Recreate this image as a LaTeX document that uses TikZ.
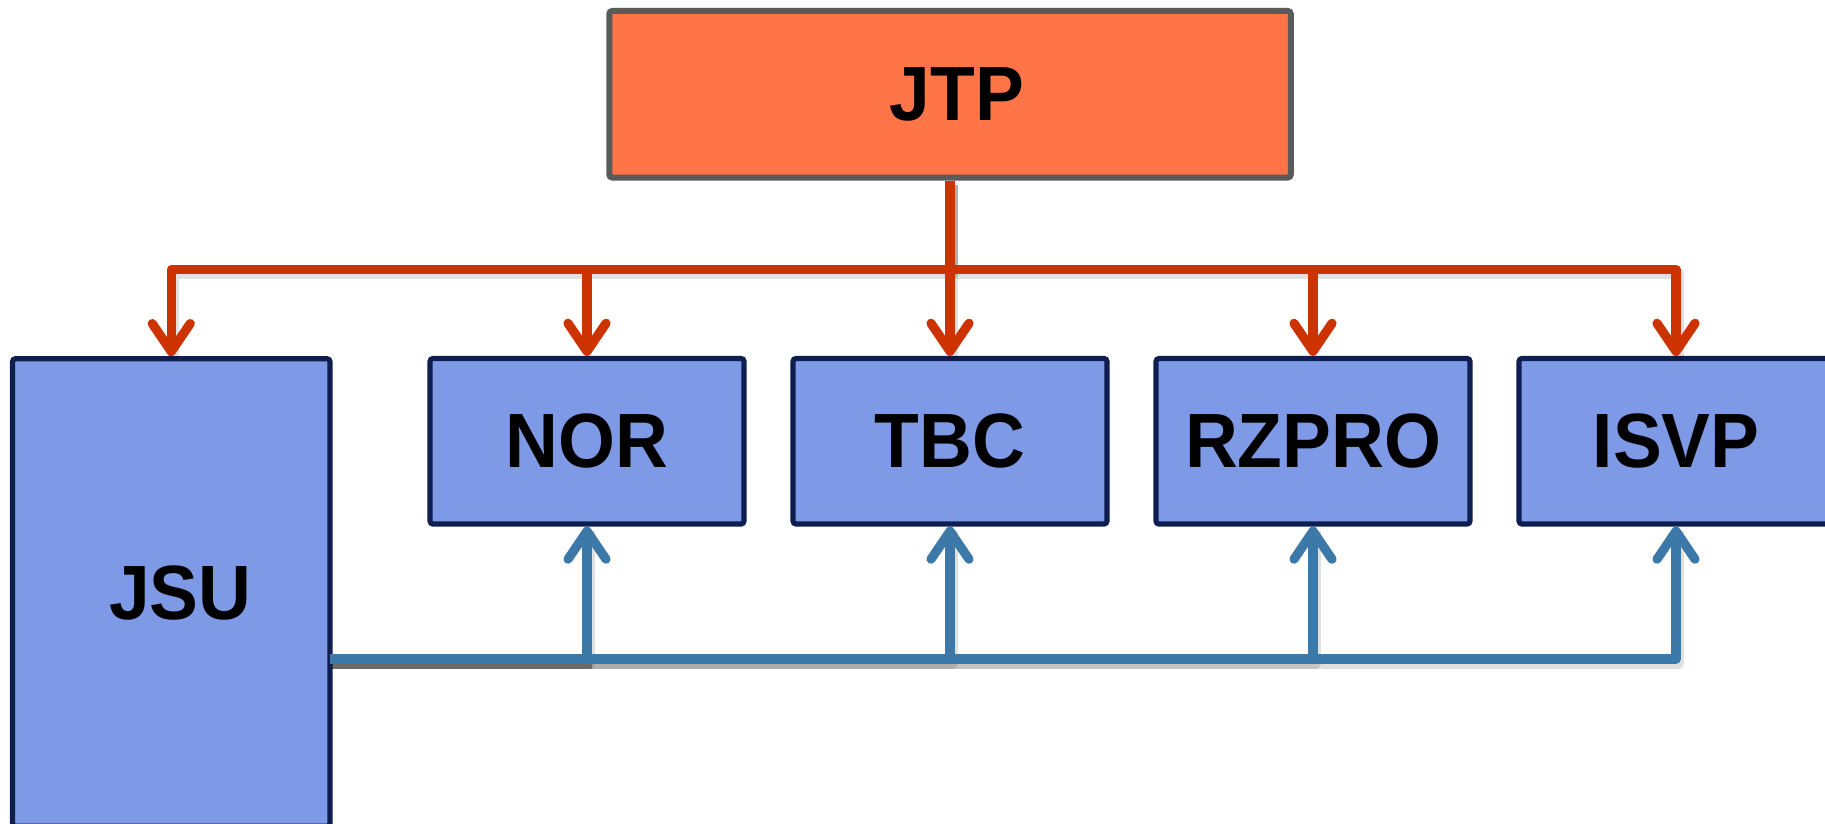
\documentclass[tikz,border=0pt]{standalone}
\usepackage{fontspec}
\setmainfont[FakeStretch=0.95]{Liberation Sans}
\usetikzlibrary{arrows.meta}
\definecolor{jtpfill}{RGB}{255,117,72}
\definecolor{jtpline}{RGB}{90,90,90}
\definecolor{boxfill}{RGB}{126,154,230}
\definecolor{boxline}{RGB}{14,30,80}
\definecolor{redline}{RGB}{204,51,0}
\definecolor{blueline}{RGB}{61,121,168}
\begin{document}
\begin{tikzpicture}[x=0.5pt,y=-0.5pt,
  lbl/.style={font=\fontsize{38.5}{46}\selectfont\bfseries, text=black},
  topbox/.style={lbl, draw=jtpline, fill=jtpfill, line width=3pt, rounded corners=1.5pt,
    minimum width=340.75pt, minimum height=83.25pt, inner sep=0pt},
  subbox/.style={lbl, draw=boxline, fill=boxfill, line width=2.6pt, rounded corners=1.5pt,
    minimum width=157pt, minimum height=82.75pt, inner sep=0pt},
  tallbox/.style={subbox, minimum width=158.75pt, minimum height=233.75pt},
  redconn/.style={draw=redline, line width=4.6pt, line join=round,
    -{Straight Barb[length=14pt,width=19pt,round]}},
  blueconn/.style={draw=blueline, line width=4.6pt, line join=round,
    -{Straight Barb[length=14pt,width=19pt,round]}},
  shade/.style={draw=black, line width=5.5pt, opacity=0.12, line join=round}
]
\useasboundingbox (0,0) rectangle (1825,824);
\clip (0,0) rectangle (1825,824);

% nodes
\node[topbox] (jtp) at (950,94.25) {\hspace*{7pt}JTP};
\node[tallbox] (jsu) at (171.25,592.5) {\hspace*{9pt}JSU};
\node[subbox] (nor) at (587,441.25) {NOR};
\node[subbox] (tbc) at (950,441.25) {TBC};
\node[subbox] (rzpro) at (1313,441.25) {RZPRO};
\node[subbox] (isvp) at (1676,441.25) {ISVP};

\coordinate (bstart) at (330,659);

% shadows of connectors
\begin{scope}[transform canvas={xshift=1pt,yshift=-2pt}]
  \draw[shade] (jtp.south) -- ++(0,89) -| (jsu.north);
  \draw[shade] (jtp.south) -- ++(0,89) -| (isvp.north);
  \draw[shade] (jtp.south) -- (tbc.north);
  \draw[shade] (bstart) -| (isvp.south);
  \draw[shade] (bstart) -| (nor.south);
  \draw[shade] (bstart) -| (tbc.south);
  \draw[shade] (bstart) -| (rzpro.south);
  \draw[shade, opacity=0.3] (bstart) -- ++(260,0);
\end{scope}

% red connectors from JTP
\draw[redconn] (jtp.south) -- ++(0,89) -| (jsu.north);
\draw[redconn] (jtp.south) -- ++(0,89) -| (nor.north);
\draw[redconn] (jtp.south) -- (tbc.north);
\draw[redconn] (jtp.south) -- ++(0,89) -| (rzpro.north);
\draw[redconn] (jtp.south) -- ++(0,89) -| (isvp.north);

% blue connectors from JSU
\draw[blueconn] (bstart) -| (nor.south);
\draw[blueconn] (bstart) -| (tbc.south);
\draw[blueconn] (bstart) -| (rzpro.south);
\draw[blueconn] (bstart) -| (isvp.south);
\end{tikzpicture}
\end{document}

============

Directions >>
Reproduce the full listing faithfully, but do not carry over any pictures.

The output >>
Recreate this image as a LaTeX document that uses TikZ.
\documentclass[tikz,border=0pt]{standalone}
\usepackage{fontspec}
\setmainfont[FakeStretch=0.95]{Liberation Sans}
\usetikzlibrary{arrows.meta}
\definecolor{jtpfill}{RGB}{255,117,72}
\definecolor{jtpline}{RGB}{90,90,90}
\definecolor{boxfill}{RGB}{126,154,230}
\definecolor{boxline}{RGB}{14,30,80}
\definecolor{redline}{RGB}{204,51,0}
\definecolor{blueline}{RGB}{61,121,168}
\begin{document}
\begin{tikzpicture}[x=0.5pt,y=-0.5pt,
  lbl/.style={font=\fontsize{38.5}{46}\selectfont\bfseries, text=black},
  topbox/.style={lbl, draw=jtpline, fill=jtpfill, line width=3pt, rounded corners=1.5pt,
    minimum width=340.75pt, minimum height=83.25pt, inner sep=0pt},
  subbox/.style={lbl, draw=boxline, fill=boxfill, line width=2.6pt, rounded corners=1.5pt,
    minimum width=157pt, minimum height=82.75pt, inner sep=0pt},
  tallbox/.style={subbox, minimum width=158.75pt, minimum height=233.75pt},
  redconn/.style={draw=redline, line width=4.6pt, line join=round,
    -{Straight Barb[length=14pt,width=19pt,round]}},
  blueconn/.style={draw=blueline, line width=4.6pt, line join=round,
    -{Straight Barb[length=14pt,width=19pt,round]}},
  shade/.style={draw=black, line width=5.5pt, opacity=0.12, line join=round}
]
\useasboundingbox (0,0) rectangle (1825,824);
\clip (0,0) rectangle (1825,824);

% nodes
\node[topbox] (jtp) at (950,94.25) {\hspace*{7pt}JTP};
\node[tallbox] (jsu) at (171.25,592.5) {\hspace*{9pt}JSU};
\node[subbox] (nor) at (587,441.25) {NOR};
\node[subbox] (tbc) at (950,441.25) {TBC};
\node[subbox] (rzpro) at (1313,441.25) {RZPRO};
\node[subbox] (isvp) at (1676,441.25) {ISVP};

\coordinate (bstart) at (330,659);

% shadows of connectors
\begin{scope}[transform canvas={xshift=1pt,yshift=-2pt}]
  \draw[shade] (jtp.south) -- ++(0,89) -| (jsu.north);
  \draw[shade] (jtp.south) -- ++(0,89) -| (isvp.north);
  \draw[shade] (jtp.south) -- (tbc.north);
  \draw[shade] (bstart) -| (isvp.south);
  \draw[shade] (bstart) -| (nor.south);
  \draw[shade] (bstart) -| (tbc.south);
  \draw[shade] (bstart) -| (rzpro.south);
  \draw[shade, opacity=0.3] (bstart) -- ++(260,0);
\end{scope}

% red connectors from JTP
\draw[redconn] (jtp.south) -- ++(0,89) -| (jsu.north);
\draw[redconn] (jtp.south) -- ++(0,89) -| (nor.north);
\draw[redconn] (jtp.south) -- (tbc.north);
\draw[redconn] (jtp.south) -- ++(0,89) -| (rzpro.north);
\draw[redconn] (jtp.south) -- ++(0,89) -| (isvp.north);

% blue connectors from JSU
\draw[blueconn] (bstart) -| (nor.south);
\draw[blueconn] (bstart) -| (tbc.south);
\draw[blueconn] (bstart) -| (rzpro.south);
\draw[blueconn] (bstart) -| (isvp.south);
\end{tikzpicture}
\end{document}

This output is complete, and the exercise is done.